Perfluorocyclohexane

 

Aerogels from Isocyanates and Epoxies

Patent Title: ORGANIC AEROGELS BASED ON ISOCYANATE AND CYCLIC ETHER POLYMER NETWORKS

 Number/Link: WO2017016755

Applicant/Assignee: Henkel

Publication date: 2-feb-2017

Gist”: Isocyanate and epoxy are reacted in solvent and supercritically dried

Why it is interesting: While most ‘conventional’ aerogels are based on silica, organic aerogels, especially isocyanate-based aerogels, are also well known: polyurethane-, polyurea-, polyamide-, polyimide-, polycarbodiimide- and polyisocyanurate aerogels have all been reported.
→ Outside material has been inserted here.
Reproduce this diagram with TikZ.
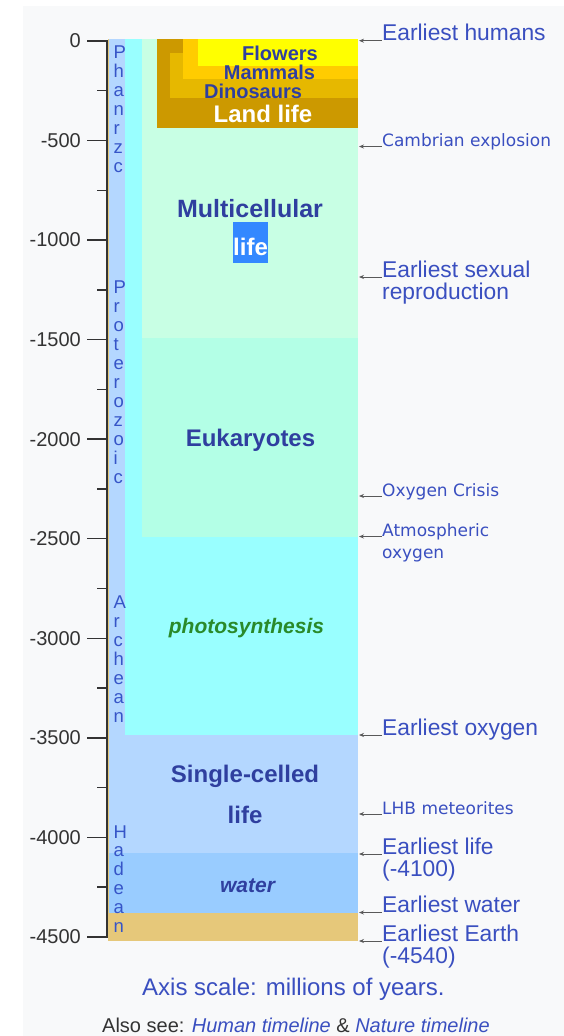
\documentclass[tikz,border=0pt]{standalone}
\usepackage{fontspec}
\setmainfont{Liberation Sans}
\newfontfamily\smallface{DejaVu Sans}
\usetikzlibrary{positioning,arrows.meta}
\definecolor{ltPage}{HTML}{F8F9FA}
\definecolor{ltEarth}{HTML}{E6C87A}
\definecolor{ltEon}{HTML}{B4D7FF}
\definecolor{ltCyan}{HTML}{99FFFF}
\definecolor{ltMulti}{HTML}{C8FFE4}
\definecolor{ltEuk}{HTML}{B3FFE6}
\definecolor{ltLand}{HTML}{CC9900}
\definecolor{ltDino}{HTML}{E6B800}
\definecolor{ltMamm}{HTML}{FFCC00}
\definecolor{ltFlow}{HTML}{FFFF00}
\definecolor{ltWater}{HTML}{99CCFF}
\definecolor{ltLife}{HTML}{3388FF}
\definecolor{ltInk}{HTML}{2F3F9F}
\definecolor{ltLink}{HTML}{3A4FC0}
\definecolor{ltEonInk}{HTML}{3655C8}
\definecolor{ltAxis}{HTML}{333333}
\definecolor{ltGreen}{HTML}{2A8A2A}
\tikzset{
  lt-block/.style={font=\fontsize{24}{24}\selectfont\bfseries, text=ltInk,
    inner sep=0pt, anchor=base},
  lt-band/.style={lt-block, font=\fontsize{20}{20}\selectfont\bfseries},
  lt-italic/.style={lt-block, font=\fontsize{21}{21}\selectfont\bfseries\itshape},
  lt-lifebox/.style={fill=ltLife, text=white, inner sep=0pt,
    font=\fontsize{24}{24}\selectfont\bfseries, minimum width=35pt,
    text height=33pt, text depth=8pt, anchor=base},
  lt-note/.style={font=\fontsize{22.8}{22}\selectfont, text=ltLink,
    inner sep=0pt, align=left},
  lt-note-s/.style={lt-note, font=\smallface\fontsize{17}{22}\selectfont},
  lt-two/.style={yshift=-22pt},
  lt-arrow/.style={{Stealth[length=5pt,width=4pt]}-, line width=0.8pt,
    draw=black!65},
  lt-tick/.style={line width=1.4pt, draw=ltAxis},
  lt-num/.style={font=\fontsize{20}{20}\selectfont, text=ltAxis,
    inner sep=0pt, anchor=east},
  lt-eon/.style={font=\fontsize{18.5}{18.5}\selectfont, text=ltEonInk,
    inner sep=0pt, anchor=base west},
  lt-caption/.style={font=\fontsize{24}{24}\selectfont, text=ltLink,
    inner sep=0pt, anchor=base west}
}
\begin{document}
\begin{tikzpicture}[x=1pt, y=-1pt]
\useasboundingbox (0,0) rectangle (564,1036);
\fill[ltPage] (23,6) rectangle (564,1036);

% Bars
\fill[ltEarth] (107.7,39) rectangle (358,941);
\fill[ltEon] (109,39) rectangle (358,913);
\fill[ltCyan] (125,39) rectangle (358,735);
\fill[ltMulti] (142,39) rectangle (358,338);
\fill[ltEuk] (142,338) rectangle (358,537);
\fill[ltLand] (157,39) rectangle (358,128);
\fill[ltDino] (170,53) rectangle (358,98);
\fill[ltMamm] (183,39) rectangle (358,79);
\fill[ltFlow] (198,39) rectangle (358,66);
\fill[ltWater] (109,853) rectangle (358,913);

% Axis
\draw[lt-tick] (107,40) -- (107,938);
\foreach \v in {0,500,...,4500}{
  \pgfmathsetmacro\yy{41+0.1991*\v}
  \draw[lt-tick] (87,\yy) -- (107,\yy);
  \node[lt-num] (num-\v) at (81,\yy) {\ifnum\v=0 0\else-\v\fi};
}
\foreach \v in {250,750,...,4250}{
  \pgfmathsetmacro\yy{41+0.1991*\v}
  \draw[lt-tick] (97,\yy) -- (107,\yy);
}

% Eons
\foreach \ch [count=\i from 0] in {P,h,a,n,r,z,c}
  \node[lt-eon] (phan-\i) at (113.5,58+19*\i) {\ch};
\foreach \ch [count=\i from 0] in {P,r,o,t,e,r,o,z,o,i,c}
  \node[lt-eon] (prot-\i) at (113.5,293+19*\i) {\ch};
\foreach \ch [count=\i from 0] in {A,r,c,h,e,a,n}
  \node[lt-eon] (arch-\i) at (113.5,608+19*\i) {\ch};
\foreach \ch [count=\i from 0] in {H,a,d,e,a,n}
  \node[lt-eon] (hade-\i) at (113.5,838+18.8*\i) {\ch};

% Block labels
\node[lt-band] (flowers) at (280,60) {Flowers};
\node[lt-band] (mammals) at (269.5,79) {Mammals};
\node[lt-band] (dinos) at (253,98) {Dinosaurs};
\node[lt-block, text=white] (land) at (263,122) {Land life};
\node[lt-block, font=\fontsize{25}{25}\selectfont\bfseries] (multi) at (250,217) {Multicellular};
\node[lt-lifebox] (multi-life) at (250.5,255) {life};
\node[lt-block] (euk) at (250.5,446) {Eukaryotes};
\node[lt-italic, text=ltGreen] (photo) at (246.5,633) {photosynthesis};
\node[lt-block] (single) at (245,782) {Single-celled};
\node[lt-block] (single-life) at (245,823) {life};
\node[lt-italic] (water) at (247.5,892) {water};

% Events
\coordinate (humans-pt) at (359,40.7);
\coordinate (cambrian-pt) at (359,146.5);
\coordinate (sexual-pt) at (359,277);
\coordinate (crisis-pt) at (359,496);
\coordinate (atmos-pt) at (359,536.5);
\coordinate (oxygen-pt) at (359,735);
\coordinate (lhb-pt) at (359,814);
\coordinate (life-pt) at (359,854);
\coordinate (wet-pt) at (359,912.5);
\coordinate (earth-pt) at (359,941);

\node[lt-note, right=23pt of humans-pt, anchor=base west] (humans) {Earliest humans};
\node[lt-note-s, right=23pt of cambrian-pt, anchor=base west] (cambrian) {Cambrian explosion};
\node[lt-note, lt-two, right=23pt of sexual-pt, anchor=base west] (sexual) {Earliest sexual\\reproduction};
\node[lt-note-s, right=23pt of crisis-pt, anchor=base west] (crisis) {Oxygen Crisis};
\node[lt-note-s, lt-two, right=23pt of atmos-pt, anchor=base west] (atmos) {Atmospheric\\oxygen};
\node[lt-note, right=23pt of oxygen-pt, anchor=base west] (oxygen) {Earliest oxygen};
\node[lt-note-s, right=23pt of lhb-pt, anchor=base west] (lhb) {LHB meteorites};
\node[lt-note, lt-two, right=23pt of life-pt, anchor=base west] (life) {Earliest life\\(-4100)};
\node[lt-note, right=23pt of wet-pt, anchor=base west] (wet) {Earliest water};
\node[lt-note, lt-two, right=23pt of earth-pt, anchor=base west] (earth) {Earliest Earth\\(-4540)};

\foreach \n in {humans,cambrian,sexual,crisis,atmos,oxygen,lhb,life,wet,earth}
  \draw[lt-arrow] (\n-pt) -- (\n.west |- \n-pt);

% Captions
\node[lt-caption] (scale) at (142,995) {Axis scale: millions of years.};
\node[lt-caption, font=\fontsize{20}{20}\selectfont, text=ltAxis] (seealso) at (102,1032)
  {Also see: \textcolor{ltLink}{\itshape Human timeline} \& \textcolor{ltLink}{\itshape Nature timeline}};
\end{tikzpicture}
\end{document}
This invention adds another type of aerogel based on the reaction of isocyanates and cyclic ethers, esp. oxetanes and oxiranes. The isocyanate with a functionality of (pref.) 2 to 3, (e.g. 4,4′-MDI or methylidynetri-p-phenyletriisocyanate) is reacted with a cyclic ether  of (pref.) functionality of 2 to 3, (e.g. N,N-diglycidyl-4-glycidyloxianiline) in a suitable solvent (e.g. DMAc). After washing, the gel is dried with supercritical carbon dioxide. The materials are useful for thermal insulation and are said to have better mechanical properties compared to other organic aerogels.